TASK DIRECTIONS
Look below for the line with "Rebuild this chart" and the line with "const Y_STEP = 0.01;"; repeat exactly those two lines and all lines between them, but no pictures.

## BEGIN

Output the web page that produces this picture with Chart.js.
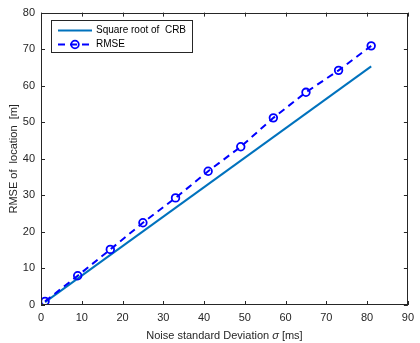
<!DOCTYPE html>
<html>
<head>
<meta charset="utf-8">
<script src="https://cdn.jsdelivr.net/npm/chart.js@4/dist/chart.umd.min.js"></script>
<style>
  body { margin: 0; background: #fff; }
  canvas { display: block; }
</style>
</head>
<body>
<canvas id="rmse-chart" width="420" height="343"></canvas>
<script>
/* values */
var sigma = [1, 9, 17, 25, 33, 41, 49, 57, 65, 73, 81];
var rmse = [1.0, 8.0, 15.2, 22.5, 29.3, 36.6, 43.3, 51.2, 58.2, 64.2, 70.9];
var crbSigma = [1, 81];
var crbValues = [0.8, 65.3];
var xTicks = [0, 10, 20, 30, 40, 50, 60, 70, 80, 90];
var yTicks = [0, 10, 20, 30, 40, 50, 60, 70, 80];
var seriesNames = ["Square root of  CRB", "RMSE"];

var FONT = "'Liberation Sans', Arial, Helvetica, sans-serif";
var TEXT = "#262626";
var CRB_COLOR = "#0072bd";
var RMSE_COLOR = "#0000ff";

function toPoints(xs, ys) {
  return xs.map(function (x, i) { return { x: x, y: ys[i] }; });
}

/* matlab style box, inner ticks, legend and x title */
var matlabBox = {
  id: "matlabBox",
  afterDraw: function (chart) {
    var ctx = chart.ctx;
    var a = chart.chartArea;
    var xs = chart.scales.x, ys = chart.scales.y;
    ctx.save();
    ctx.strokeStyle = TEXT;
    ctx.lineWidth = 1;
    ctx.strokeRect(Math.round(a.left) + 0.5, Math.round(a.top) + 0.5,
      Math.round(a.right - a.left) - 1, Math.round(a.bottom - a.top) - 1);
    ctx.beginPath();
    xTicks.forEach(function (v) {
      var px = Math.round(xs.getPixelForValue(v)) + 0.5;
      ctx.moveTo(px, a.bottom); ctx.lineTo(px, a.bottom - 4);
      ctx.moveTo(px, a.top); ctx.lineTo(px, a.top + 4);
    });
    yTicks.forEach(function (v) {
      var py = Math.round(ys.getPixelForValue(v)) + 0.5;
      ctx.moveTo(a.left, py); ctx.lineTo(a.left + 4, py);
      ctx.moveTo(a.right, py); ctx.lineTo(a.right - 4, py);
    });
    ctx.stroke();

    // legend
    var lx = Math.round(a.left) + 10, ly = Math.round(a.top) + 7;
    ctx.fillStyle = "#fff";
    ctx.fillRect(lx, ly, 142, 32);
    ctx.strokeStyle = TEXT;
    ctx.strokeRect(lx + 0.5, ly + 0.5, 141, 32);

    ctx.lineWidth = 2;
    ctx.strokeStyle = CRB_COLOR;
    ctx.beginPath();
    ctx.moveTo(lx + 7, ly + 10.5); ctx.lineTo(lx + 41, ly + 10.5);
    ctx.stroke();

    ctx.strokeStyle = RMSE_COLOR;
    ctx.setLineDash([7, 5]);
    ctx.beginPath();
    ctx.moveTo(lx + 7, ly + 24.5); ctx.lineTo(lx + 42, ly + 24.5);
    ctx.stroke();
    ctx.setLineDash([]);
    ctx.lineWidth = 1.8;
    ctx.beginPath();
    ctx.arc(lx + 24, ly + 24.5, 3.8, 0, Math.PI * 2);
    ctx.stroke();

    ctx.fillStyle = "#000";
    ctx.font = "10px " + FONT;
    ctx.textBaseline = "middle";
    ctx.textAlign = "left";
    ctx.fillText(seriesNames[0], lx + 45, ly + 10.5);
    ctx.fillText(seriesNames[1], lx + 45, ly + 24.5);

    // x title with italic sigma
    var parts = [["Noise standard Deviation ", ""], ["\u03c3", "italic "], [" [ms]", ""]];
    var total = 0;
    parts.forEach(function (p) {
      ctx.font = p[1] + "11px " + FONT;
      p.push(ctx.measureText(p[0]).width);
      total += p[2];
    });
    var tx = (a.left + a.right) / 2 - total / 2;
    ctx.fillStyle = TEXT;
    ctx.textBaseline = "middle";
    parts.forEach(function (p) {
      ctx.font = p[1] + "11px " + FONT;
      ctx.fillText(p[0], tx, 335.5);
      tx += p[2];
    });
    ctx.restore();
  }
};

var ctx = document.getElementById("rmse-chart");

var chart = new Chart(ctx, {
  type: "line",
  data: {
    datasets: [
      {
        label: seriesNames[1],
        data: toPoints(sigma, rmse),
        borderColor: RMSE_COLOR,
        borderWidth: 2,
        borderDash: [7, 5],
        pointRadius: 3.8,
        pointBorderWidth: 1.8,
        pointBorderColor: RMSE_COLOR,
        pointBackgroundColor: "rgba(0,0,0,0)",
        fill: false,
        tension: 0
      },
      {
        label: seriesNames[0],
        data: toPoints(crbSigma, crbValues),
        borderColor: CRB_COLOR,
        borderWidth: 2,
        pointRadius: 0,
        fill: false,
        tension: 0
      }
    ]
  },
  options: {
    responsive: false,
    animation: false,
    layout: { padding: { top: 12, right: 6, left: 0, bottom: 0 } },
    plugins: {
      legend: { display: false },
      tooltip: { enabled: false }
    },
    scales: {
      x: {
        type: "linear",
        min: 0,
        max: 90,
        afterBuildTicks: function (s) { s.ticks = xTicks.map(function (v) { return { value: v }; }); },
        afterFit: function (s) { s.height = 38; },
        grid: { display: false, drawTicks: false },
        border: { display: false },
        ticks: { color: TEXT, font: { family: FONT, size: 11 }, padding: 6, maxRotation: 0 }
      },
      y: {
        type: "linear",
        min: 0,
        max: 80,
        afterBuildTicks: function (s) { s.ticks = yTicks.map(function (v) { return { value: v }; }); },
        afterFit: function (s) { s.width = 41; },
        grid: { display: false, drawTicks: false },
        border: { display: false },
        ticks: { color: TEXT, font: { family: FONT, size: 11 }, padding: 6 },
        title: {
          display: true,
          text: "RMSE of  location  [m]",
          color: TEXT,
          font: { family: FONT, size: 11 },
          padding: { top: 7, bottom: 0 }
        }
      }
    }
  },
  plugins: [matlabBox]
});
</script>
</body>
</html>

## END
## BEGIN

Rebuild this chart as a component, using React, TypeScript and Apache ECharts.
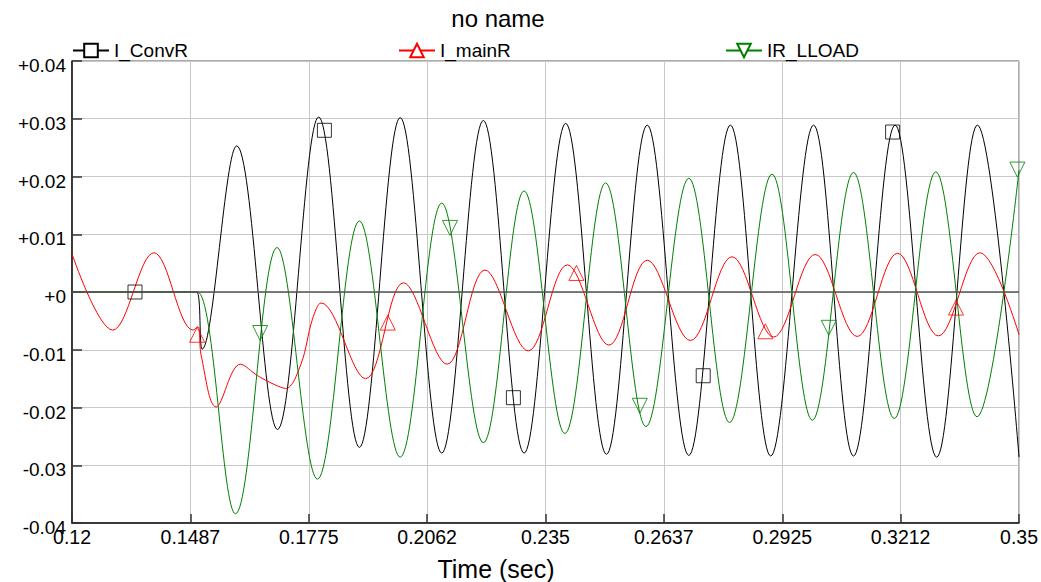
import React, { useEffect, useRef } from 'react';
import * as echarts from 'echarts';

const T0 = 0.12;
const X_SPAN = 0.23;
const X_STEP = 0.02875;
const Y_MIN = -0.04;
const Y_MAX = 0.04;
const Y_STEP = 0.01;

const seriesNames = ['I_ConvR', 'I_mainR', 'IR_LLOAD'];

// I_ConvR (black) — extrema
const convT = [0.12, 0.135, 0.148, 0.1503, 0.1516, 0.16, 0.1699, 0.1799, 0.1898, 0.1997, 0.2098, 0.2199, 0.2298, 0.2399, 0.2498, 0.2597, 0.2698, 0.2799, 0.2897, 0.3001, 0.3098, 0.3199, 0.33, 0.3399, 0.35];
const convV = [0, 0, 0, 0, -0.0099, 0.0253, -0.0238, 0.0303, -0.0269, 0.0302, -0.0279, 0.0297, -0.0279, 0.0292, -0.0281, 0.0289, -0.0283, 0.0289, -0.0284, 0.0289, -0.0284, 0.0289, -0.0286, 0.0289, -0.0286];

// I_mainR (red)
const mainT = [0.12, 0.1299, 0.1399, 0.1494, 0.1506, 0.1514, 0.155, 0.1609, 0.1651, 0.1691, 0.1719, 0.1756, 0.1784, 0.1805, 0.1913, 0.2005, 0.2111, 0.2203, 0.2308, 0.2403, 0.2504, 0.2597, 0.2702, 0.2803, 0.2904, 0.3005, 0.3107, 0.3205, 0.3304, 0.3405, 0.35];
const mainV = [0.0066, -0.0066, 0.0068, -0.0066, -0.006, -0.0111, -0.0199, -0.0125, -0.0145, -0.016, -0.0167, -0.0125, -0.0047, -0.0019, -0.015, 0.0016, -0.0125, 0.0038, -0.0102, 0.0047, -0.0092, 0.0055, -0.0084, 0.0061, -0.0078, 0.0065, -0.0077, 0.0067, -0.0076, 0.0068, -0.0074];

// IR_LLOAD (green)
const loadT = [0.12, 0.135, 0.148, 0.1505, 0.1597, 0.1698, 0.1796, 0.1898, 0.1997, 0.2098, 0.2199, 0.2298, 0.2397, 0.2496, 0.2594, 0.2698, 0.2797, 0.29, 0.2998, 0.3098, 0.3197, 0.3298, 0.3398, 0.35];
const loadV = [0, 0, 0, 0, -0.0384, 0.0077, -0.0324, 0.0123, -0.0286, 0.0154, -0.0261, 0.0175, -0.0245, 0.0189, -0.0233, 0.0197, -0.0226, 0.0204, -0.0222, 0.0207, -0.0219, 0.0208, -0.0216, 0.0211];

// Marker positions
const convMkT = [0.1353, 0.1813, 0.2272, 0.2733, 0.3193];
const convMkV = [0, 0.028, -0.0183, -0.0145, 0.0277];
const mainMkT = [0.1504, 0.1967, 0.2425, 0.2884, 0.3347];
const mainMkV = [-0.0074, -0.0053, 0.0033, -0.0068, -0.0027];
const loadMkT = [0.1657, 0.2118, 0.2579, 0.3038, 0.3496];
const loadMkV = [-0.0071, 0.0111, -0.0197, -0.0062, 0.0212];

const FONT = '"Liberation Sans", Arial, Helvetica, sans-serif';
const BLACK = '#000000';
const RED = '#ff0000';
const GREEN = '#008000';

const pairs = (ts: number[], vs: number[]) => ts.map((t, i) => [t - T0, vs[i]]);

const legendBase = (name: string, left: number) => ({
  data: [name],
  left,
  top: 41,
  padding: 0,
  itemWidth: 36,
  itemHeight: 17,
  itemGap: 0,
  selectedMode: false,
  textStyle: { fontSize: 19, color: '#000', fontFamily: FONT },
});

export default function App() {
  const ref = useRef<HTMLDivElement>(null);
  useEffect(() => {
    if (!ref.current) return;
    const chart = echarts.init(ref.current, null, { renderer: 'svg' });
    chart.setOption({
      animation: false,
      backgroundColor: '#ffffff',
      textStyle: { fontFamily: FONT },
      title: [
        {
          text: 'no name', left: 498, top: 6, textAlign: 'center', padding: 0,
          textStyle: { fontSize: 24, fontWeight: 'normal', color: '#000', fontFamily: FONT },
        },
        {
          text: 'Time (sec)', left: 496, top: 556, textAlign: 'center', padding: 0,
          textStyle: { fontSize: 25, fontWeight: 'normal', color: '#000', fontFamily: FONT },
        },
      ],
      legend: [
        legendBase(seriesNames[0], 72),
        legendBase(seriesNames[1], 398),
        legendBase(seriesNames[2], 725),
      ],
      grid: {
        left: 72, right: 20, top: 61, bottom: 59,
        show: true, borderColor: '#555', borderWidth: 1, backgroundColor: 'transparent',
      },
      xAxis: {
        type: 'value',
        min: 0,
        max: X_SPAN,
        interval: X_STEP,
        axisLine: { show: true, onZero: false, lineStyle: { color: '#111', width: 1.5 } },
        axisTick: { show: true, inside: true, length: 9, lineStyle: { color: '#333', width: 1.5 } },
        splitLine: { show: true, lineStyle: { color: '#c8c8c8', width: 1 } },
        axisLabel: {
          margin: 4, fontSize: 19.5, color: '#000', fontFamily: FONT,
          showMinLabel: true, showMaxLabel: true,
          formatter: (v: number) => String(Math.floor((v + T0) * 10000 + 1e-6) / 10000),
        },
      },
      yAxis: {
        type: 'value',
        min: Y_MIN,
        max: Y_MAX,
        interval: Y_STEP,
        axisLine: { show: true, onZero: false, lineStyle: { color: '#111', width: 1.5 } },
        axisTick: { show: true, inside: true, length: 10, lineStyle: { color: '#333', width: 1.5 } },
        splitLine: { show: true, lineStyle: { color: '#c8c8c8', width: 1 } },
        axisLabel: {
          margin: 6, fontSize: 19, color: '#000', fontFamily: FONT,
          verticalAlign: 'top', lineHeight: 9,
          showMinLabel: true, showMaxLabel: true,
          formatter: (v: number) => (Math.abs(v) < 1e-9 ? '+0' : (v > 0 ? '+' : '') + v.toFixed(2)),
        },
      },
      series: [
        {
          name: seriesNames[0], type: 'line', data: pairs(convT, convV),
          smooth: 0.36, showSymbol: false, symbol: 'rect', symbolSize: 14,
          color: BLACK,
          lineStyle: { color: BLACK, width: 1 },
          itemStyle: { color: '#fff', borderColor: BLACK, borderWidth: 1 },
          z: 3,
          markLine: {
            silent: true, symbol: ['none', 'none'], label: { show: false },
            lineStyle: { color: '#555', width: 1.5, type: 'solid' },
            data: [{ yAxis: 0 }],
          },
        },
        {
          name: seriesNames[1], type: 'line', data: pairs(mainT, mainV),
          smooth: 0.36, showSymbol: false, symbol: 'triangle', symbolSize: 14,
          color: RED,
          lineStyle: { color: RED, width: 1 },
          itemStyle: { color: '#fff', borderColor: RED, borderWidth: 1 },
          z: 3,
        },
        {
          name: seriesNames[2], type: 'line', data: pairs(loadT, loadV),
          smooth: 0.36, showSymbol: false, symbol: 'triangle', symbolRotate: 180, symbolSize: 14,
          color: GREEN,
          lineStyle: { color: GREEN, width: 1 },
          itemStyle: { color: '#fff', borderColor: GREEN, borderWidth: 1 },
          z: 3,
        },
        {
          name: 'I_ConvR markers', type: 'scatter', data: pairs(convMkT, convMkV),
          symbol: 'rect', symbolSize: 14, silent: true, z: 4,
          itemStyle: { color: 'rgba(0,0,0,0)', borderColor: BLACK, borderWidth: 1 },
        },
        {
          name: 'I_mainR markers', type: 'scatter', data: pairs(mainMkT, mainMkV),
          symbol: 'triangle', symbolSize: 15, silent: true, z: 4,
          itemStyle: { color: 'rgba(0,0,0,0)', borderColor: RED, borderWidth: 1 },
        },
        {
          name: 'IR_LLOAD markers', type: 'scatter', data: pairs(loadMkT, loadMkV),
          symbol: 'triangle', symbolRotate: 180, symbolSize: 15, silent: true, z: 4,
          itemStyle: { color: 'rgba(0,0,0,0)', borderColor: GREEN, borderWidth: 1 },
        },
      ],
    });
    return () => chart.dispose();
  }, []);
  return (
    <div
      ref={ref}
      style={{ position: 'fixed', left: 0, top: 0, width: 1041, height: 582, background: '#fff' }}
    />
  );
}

## END

COMPLETE RESPONSE
Rebuild this chart as a component, using React, TypeScript and Apache ECharts.
import React, { useEffect, useRef } from 'react';
import * as echarts from 'echarts';

const T0 = 0.12;
const X_SPAN = 0.23;
const X_STEP = 0.02875;
const Y_MIN = -0.04;
const Y_MAX = 0.04;
const Y_STEP = 0.01;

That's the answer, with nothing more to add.